Understanding the difference between and and or in compound inequalities is crucial. The word and corresponds to the intersection of solution sets, meaning values must satisfy both inequalities simultaneously. In contrast, or corresponds to the union, meaning values can satisfy either inequality. This distinction guides how to combine solution sets when solving compound inequalities.

Mastering compound inequalities enhances problem-solving skills in algebra, especially when interpreting and graphing solution sets. Recognizing when to use intersection or union based on the connecting word allows for accurate representation of solutions on a number line and in interval notation.

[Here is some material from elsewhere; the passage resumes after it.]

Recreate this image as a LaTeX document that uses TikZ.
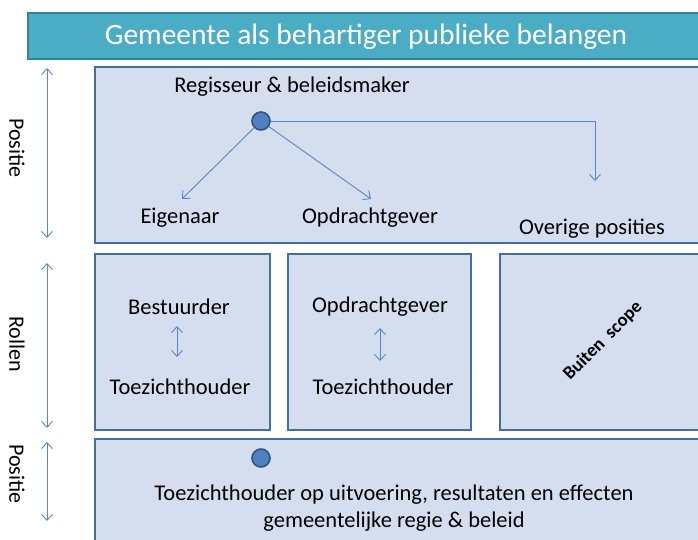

A movie theater offers discounts to students under 18 years old and seniors aged 60 and above. To represent the ages that qualify for a discount using a compound inequality, let a denote a person's age. The first condition is that a must be less than 18, written as a < 18. The second condition is that a must be greater than or equal to 60, written as a ≥ 60. Since these two conditions are separate and either one qualifies for a discount, the compound inequality uses the word "or":

\(a < 18 \quad \text{or} \quad a \geq 60\)

When visualizing this on a number line, ages less than 18 are represented by an open interval starting just above 0 (since age cannot be zero or negative) and extending up to but not including 18. The ages 60 and above form a second interval starting at 60 (inclusive) and extending to infinity. This can be expressed in interval notation as:

\((0, 18) \cup [60, \infty)\)

Here, the parentheses indicate that 0 and 18 are not included in the interval, while the square bracket indicates that 60 is included. Infinity is always represented with a parenthesis because it is not a finite number and cannot be included.

This compound inequality effectively captures the qualifying ages for the discount: anyone younger than 18 or anyone aged 60 and older. Understanding how to translate verbal conditions into compound inequalities and represent them on a number line or in interval notation is essential for solving real-world problems involving age ranges or other continuous data sets.